A flexible electrical conduit can be very useful and easy to work with. There are a variety of situations in which it is prudent to use a flexible electrical conduit instead of a rigid electrical conduit. With flexible conduits, you trade off the better protection of the rigid conduit for ease of use and the ability to fit into tight places that a rigid conduit does not offer. These flexible conduit systems can come in a variety of materials, from plastic hosing to a braided metal tube. Their main aspect is that they are both flexible and strong and can protect wiring around tough bends and in hard to reach places. There are a variety of fast, reliable connectors on the market today for connecting a flexible electrical conduit into electrical boxes.
Step 1 - Check Your Conduit Size
Flexible electrical conduits come in many sizes and varieties. Make sure when you purchase your connector that it is made appropriately to fit the size and type of conduit that you have. Most flexible electrical conduits come in either 3/8 inch or ½ inch in diameter, although they can be much bigger for industrial applications. As mentioned before, you will have a variety of choices in the type and material of your conduit. Just make sure that you choose the type and size of the conduit that you feel is correct for the job you are doing and make sure that you buy connectors that match.
Step 2 - Check the Knockout Hole Size
A knockout hole on an electrical box is a partially stamped opening in the electrical box that can be popped out to allow quick access for wires or quick attachment of a conduit connector. Like the flexible electrical conduit, knockout holes can be one of a few standard sizes. Like the conduit, they are most commonly 3/8 inch to ½ inch in diameter. You must make sure you purchase the correct sized connector to connect your conduit to your electrical box.
Step 3 - Attach Connector into Conduit
You will find that one end of your conduit connector is made to be inserted into your flexible electrical conduit. These connectors attach to conduits in several ways.
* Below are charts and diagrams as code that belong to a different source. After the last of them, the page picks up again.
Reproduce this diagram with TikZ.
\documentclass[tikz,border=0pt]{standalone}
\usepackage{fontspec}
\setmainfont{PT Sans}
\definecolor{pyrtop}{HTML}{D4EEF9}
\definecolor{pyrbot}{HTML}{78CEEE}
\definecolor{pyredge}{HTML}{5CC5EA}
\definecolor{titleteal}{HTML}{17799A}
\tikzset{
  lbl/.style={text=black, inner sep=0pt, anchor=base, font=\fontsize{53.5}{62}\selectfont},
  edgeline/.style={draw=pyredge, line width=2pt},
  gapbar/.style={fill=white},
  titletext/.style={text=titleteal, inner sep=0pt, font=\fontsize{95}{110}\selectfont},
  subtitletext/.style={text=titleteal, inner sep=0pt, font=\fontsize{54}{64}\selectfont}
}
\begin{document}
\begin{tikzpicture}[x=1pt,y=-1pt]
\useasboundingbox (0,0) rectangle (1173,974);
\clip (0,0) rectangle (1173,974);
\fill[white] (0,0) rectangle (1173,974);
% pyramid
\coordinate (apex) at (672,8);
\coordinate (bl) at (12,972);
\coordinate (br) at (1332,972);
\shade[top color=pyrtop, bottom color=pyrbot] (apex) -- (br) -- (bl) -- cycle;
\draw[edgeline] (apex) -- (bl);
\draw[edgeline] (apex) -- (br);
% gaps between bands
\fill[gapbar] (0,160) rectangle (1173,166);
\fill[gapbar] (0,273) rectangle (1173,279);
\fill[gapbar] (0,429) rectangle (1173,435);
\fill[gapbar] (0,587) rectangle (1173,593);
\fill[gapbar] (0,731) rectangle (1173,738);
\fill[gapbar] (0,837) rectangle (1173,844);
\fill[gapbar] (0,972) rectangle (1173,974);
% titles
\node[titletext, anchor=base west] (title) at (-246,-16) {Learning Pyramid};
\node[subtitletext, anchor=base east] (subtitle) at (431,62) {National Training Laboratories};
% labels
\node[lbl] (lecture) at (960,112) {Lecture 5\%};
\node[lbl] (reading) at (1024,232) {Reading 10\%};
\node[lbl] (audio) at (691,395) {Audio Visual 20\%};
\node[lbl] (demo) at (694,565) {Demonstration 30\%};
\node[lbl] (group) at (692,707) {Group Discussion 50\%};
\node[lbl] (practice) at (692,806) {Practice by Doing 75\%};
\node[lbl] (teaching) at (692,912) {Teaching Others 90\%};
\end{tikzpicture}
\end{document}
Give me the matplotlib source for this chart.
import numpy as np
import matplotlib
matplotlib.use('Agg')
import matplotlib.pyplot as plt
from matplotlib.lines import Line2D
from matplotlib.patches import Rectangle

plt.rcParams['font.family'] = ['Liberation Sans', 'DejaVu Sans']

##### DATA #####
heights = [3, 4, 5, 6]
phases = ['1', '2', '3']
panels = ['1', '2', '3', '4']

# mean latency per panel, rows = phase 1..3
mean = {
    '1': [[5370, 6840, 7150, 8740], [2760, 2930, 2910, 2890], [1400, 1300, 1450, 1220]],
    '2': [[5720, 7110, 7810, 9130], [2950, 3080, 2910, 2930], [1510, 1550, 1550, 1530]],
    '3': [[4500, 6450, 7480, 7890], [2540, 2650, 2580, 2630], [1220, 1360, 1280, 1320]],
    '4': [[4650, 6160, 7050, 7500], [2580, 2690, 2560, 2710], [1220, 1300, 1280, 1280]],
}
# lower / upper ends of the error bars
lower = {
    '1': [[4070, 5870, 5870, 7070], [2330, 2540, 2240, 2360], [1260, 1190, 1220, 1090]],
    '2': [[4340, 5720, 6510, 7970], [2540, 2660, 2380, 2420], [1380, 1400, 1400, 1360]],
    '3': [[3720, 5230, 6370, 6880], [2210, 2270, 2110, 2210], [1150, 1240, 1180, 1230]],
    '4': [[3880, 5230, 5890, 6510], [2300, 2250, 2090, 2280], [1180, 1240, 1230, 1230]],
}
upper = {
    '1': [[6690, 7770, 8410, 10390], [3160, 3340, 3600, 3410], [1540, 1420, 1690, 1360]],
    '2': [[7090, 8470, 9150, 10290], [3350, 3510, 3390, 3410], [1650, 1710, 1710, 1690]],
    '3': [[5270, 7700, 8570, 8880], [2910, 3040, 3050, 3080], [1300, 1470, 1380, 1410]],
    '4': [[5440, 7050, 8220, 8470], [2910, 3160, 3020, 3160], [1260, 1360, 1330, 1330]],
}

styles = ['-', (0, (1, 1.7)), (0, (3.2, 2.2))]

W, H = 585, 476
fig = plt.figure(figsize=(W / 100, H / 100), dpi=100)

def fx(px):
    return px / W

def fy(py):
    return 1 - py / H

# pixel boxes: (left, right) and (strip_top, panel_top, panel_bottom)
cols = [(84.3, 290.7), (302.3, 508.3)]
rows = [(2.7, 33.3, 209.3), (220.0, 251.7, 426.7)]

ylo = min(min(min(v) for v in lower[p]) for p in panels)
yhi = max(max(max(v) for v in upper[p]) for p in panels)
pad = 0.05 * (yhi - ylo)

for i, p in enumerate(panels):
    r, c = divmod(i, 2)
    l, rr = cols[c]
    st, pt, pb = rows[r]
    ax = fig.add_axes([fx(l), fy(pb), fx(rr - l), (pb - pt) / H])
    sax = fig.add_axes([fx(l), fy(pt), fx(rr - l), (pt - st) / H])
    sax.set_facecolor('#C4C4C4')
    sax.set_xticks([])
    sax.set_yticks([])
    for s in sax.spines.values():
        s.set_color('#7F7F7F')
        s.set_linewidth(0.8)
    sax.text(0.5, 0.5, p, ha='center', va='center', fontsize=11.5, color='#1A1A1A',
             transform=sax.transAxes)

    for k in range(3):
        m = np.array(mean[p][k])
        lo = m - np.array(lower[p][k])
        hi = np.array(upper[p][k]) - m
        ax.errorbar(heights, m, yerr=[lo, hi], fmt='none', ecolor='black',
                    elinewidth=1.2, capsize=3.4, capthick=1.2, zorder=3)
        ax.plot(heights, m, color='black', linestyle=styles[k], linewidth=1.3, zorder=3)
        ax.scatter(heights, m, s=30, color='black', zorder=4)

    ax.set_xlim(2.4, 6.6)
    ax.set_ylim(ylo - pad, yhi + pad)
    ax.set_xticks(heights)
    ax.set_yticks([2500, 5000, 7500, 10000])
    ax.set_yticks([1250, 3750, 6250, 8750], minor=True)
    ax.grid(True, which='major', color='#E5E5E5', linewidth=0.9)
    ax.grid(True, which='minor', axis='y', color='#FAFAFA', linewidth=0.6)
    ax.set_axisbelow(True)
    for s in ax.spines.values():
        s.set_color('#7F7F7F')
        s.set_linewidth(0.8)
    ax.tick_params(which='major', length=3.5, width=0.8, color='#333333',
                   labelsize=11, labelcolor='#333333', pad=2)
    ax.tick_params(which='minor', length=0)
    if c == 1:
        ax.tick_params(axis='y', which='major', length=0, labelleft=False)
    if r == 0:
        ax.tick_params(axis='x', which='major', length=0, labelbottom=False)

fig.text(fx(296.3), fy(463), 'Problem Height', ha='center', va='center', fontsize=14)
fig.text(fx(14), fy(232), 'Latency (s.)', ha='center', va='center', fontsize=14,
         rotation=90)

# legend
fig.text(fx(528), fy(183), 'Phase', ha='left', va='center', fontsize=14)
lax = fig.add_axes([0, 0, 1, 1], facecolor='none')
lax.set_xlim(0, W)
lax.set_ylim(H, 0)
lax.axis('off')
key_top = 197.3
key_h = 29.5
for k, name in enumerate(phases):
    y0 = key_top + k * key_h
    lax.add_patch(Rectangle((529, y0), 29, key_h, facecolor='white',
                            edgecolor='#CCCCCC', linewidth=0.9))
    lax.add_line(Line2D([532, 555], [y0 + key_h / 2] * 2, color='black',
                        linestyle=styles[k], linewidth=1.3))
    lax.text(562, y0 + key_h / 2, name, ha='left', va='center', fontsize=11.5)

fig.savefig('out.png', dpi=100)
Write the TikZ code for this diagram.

Most commonly they are threaded and will screw into the conduit, or often, they may have a squeeze connector that utilizes a screw to tighten onto a conduit line. You simply insert the connector until the conduit is firmly in place and then use a screwdriver to tighten the screw. As the screw tightens, a metal band will tighten around the fitting and hold the connector firmly in place.
Step 4 - Snap Connector into Knockout Hole
Once you have the connector attached securely to the end of the flexible electrical conduit, it is time to attach the connector to your electrical box. First, you need to punch out the desired knockout hole on the electrical box. To do this, simply use a screwdriver to pop out the metal disc filling the space for the connector. Once your knockout hole is prepared, it is a matter of simply snapping the connector in place inside the knockout hole.